During this internship programme, I was asked by Prof. Zee to construct a new search engine based on the Aims academic paper database of CUHK to improve the search performance of Aims. After a discussion with Mr Steven Yuk Fai Lau of the Research Association at the CCRB, I decided to build this new search engine in Python.
I first set up a MySQL database, and then used the Scrapy crawler framework to crawl the pages of CUHK’s Aims database, and save them to the newly built MySQL database. At the same time, NLTK was used to segment the keywords and the content of the paper. The code had to ensure that phrases in double quotation marks were not segmented but rather searched as a whole, consistent with the rules of the Google search engine.
I then chose the BM25 algorithm in the Gensim package to calculate the correlation scores and sort them in reverse order to display the paper information most closely related to the search keywords typed by the users. Finally, I used Python’s lightweight Web application framework, Flask, and deployed the search engine to the cloud server. This search engine realized the combined retrieval of paper title, abstract and author through a new correlation algorithm. It also realized the pagination function in the search results.

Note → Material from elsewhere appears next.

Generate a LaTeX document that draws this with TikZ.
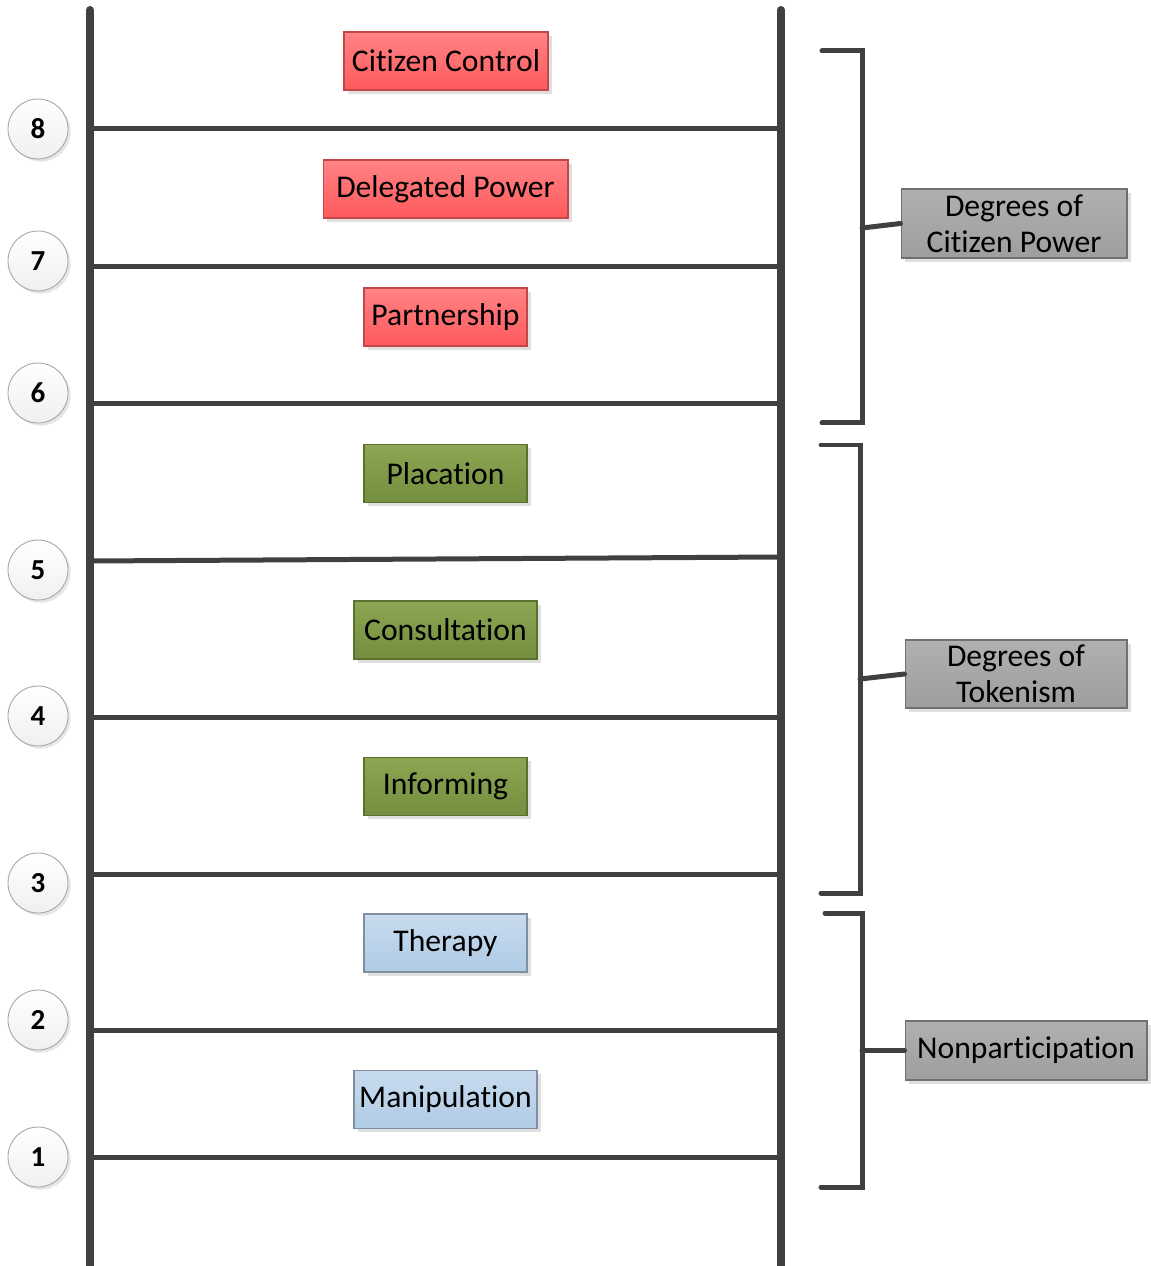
\documentclass[tikz,border=0pt]{standalone}
\usepackage{fontspec}
\setmainfont{Carlito}[Ligatures=NoCommon]
\usetikzlibrary{shadows}
\definecolor{ink}{HTML}{404040}
\definecolor{redtop}{HTML}{FF8385}
\definecolor{redbot}{HTML}{FF5A5C}
\definecolor{redline}{HTML}{C04848}
\definecolor{greentop}{HTML}{8CA653}
\definecolor{greenbot}{HTML}{738E3E}
\definecolor{greenline}{HTML}{5C7030}
\definecolor{bluetop}{HTML}{C8DBEE}
\definecolor{bluebot}{HTML}{AFCBE6}
\definecolor{blueline}{HTML}{7F8F9F}
\definecolor{graytop}{HTML}{B0B0B0}
\definecolor{graybot}{HTML}{9E9E9E}
\definecolor{grayline}{HTML}{707070}
\begin{document}
\begin{tikzpicture}[x=0.02cm,y=-0.02cm,
  rail/.style={ink, line width=0.16cm},
  rungline/.style={ink, line width=0.1cm},
  brace/.style={ink, line width=0.1cm, line cap=round},
  stage/.style={rectangle, draw, line width=0.6pt, minimum height=1.16cm,
    font=\fontsize{18}{20}\selectfont, inner sep=0pt,
    drop shadow={shadow xshift=2pt, shadow yshift=-2pt, opacity=0.25}},
  redbox/.style={stage, draw=redline, top color=redtop, bottom color=redbot},
  greenbox/.style={stage, draw=greenline, top color=greentop, bottom color=greenbot},
  bluebox/.style={stage, draw=blueline, top color=bluetop, bottom color=bluebot},
  group/.style={rectangle, draw=grayline, line width=0.6pt, top color=graytop,
    bottom color=graybot, align=center, inner sep=0pt,
    font=\fontsize{18}{20.4}\selectfont,
    drop shadow={shadow xshift=2pt, shadow yshift=-2pt, opacity=0.25}},
  step num/.style={circle, draw=gray!70, line width=0.5pt, minimum size=1.2cm,
    inner sep=0pt, top color=white, bottom color=gray!12,
    font=\bfseries\fontsize{16.5}{18}\selectfont,
    drop shadow={shadow xshift=1.5pt, shadow yshift=-1.5pt, opacity=0.2}}
]
\useasboundingbox (0,0) rectangle (1150,1266);

% ladder rails
\coordinate (lt) at (90,10);
\coordinate (lb) at (90,1266);
\coordinate (rt) at (781,10);
\coordinate (rb) at (781,1266);
\draw[rail] (lt) -- (lb);
\draw[rail] (rt) -- (rb);
\fill[ink] (lt) circle (0.08cm) (rt) circle (0.08cm);

% rungs
\foreach \n/\yl/\yr in {8/129/129, 7/267/267, 6/404/404, 5/561/557,
                        4/717/717, 3/874/874, 2/1030/1030, 1/1157/1157}{
  \coordinate (rl\n) at (90,\yl);
  \coordinate (rr\n) at (781,\yr);
  \draw[rungline] (rl\n) -- (rr\n);
}

% rung numbers
\foreach \n/\y in {8/129, 7/261, 6/393, 5/570, 4/716, 3/883, 2/1020, 1/1157}{
  \node[step num] (c\n) at (38,\y) {\n};
}

% ladder stages
\node[redbox, minimum width=4.08cm] (s8) at (446,61) {Citizen Control};
\node[redbox, minimum width=4.90cm] (s7) at (445.5,189) {Delegated Power};
\node[redbox, minimum width=3.26cm] (s6) at (445.5,317) {Partnership};
\node[greenbox, minimum width=3.26cm] (s5) at (445.5,473.5) {Placation};
\node[greenbox, minimum width=3.66cm] (s4) at (445.5,630) {Consultation};
\node[greenbox, minimum width=3.26cm] (s3) at (445.5,786.5) {Informing};
\node[bluebox, minimum width=3.26cm] (s2) at (445.5,943) {Therapy};
\node[bluebox, minimum width=3.66cm] (s1) at (445.5,1099.5) {Manipulation};

% groups
\node[group, minimum width=4.52cm, minimum height=1.38cm] (gp) at (1014,223.5)
  {Degrees of\\Citizen Power};
\node[group, minimum width=4.44cm, minimum height=1.36cm] (gt) at (1016,674)
  {Degrees of\\Tokenism};
\node[group, minimum width=4.84cm, minimum height=1.18cm] (gn) at (1026,1050.5)
  {Nonparticipation};

% brackets
\coordinate (a1) at (822,51);
\coordinate (a2) at (862,51);
\coordinate (a3) at (862,423);
\coordinate (a4) at (822,423);
\coordinate (am) at (862,228);
\draw[brace] (a1) -- (a2) -- (a3) -- (a4);
\draw[brace] (am) -- (gp.west);

\coordinate (b1) at (821,445);
\coordinate (b2) at (860,445);
\coordinate (b3) at (860,893);
\coordinate (b4) at (821,893);
\coordinate (bm) at (860,679);
\draw[brace] (b1) -- (b2) -- (b3) -- (b4);
\draw[brace] (bm) -- (gt.west);

\coordinate (d1) at (825,913);
\coordinate (d2) at (862,913);
\coordinate (d3) at (862,1187);
\coordinate (d4) at (821,1187);
\coordinate (dm) at (862,1050.5);
\draw[brace] (d1) -- (d2) -- (d3) -- (d4);
\draw[brace] (dm) -- (gn.west);
\end{tikzpicture}
\end{document}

In these two wonderful months, I gained a great deal of knowledge that I had not previously learned in class. My self-learning ability was greatly improved, especially in computer programming. What impressed me most was the friendliness of the CCRB staff, who provided constructive suggestions, both work-related and more, which greatly benefited me. In particular, Dr Jack Lee and Mr Steven Yuk Fai Lau gave me a clearer understanding of my current work and future study plan. I am very grateful for their help and advice.
In addition, I would like to thank Professor Lin Yuanyuan of the Department of Statistics, and Benny Zee and Ms. Maria Ming Po Lai of the CCRB for their help and support during my internship programme, which enabled me to successfully complete my work despite the COVID-19 epidemic in Hong Kong.
Through this programme, I now know how to learn more effectively and have also greatly improved my learning ability in fields I was not familiar with or even aware of. I am very grateful to the Statistics Department and the CCRB for providing me with this excellent experience, which will be really helpful to my future studies and career.
|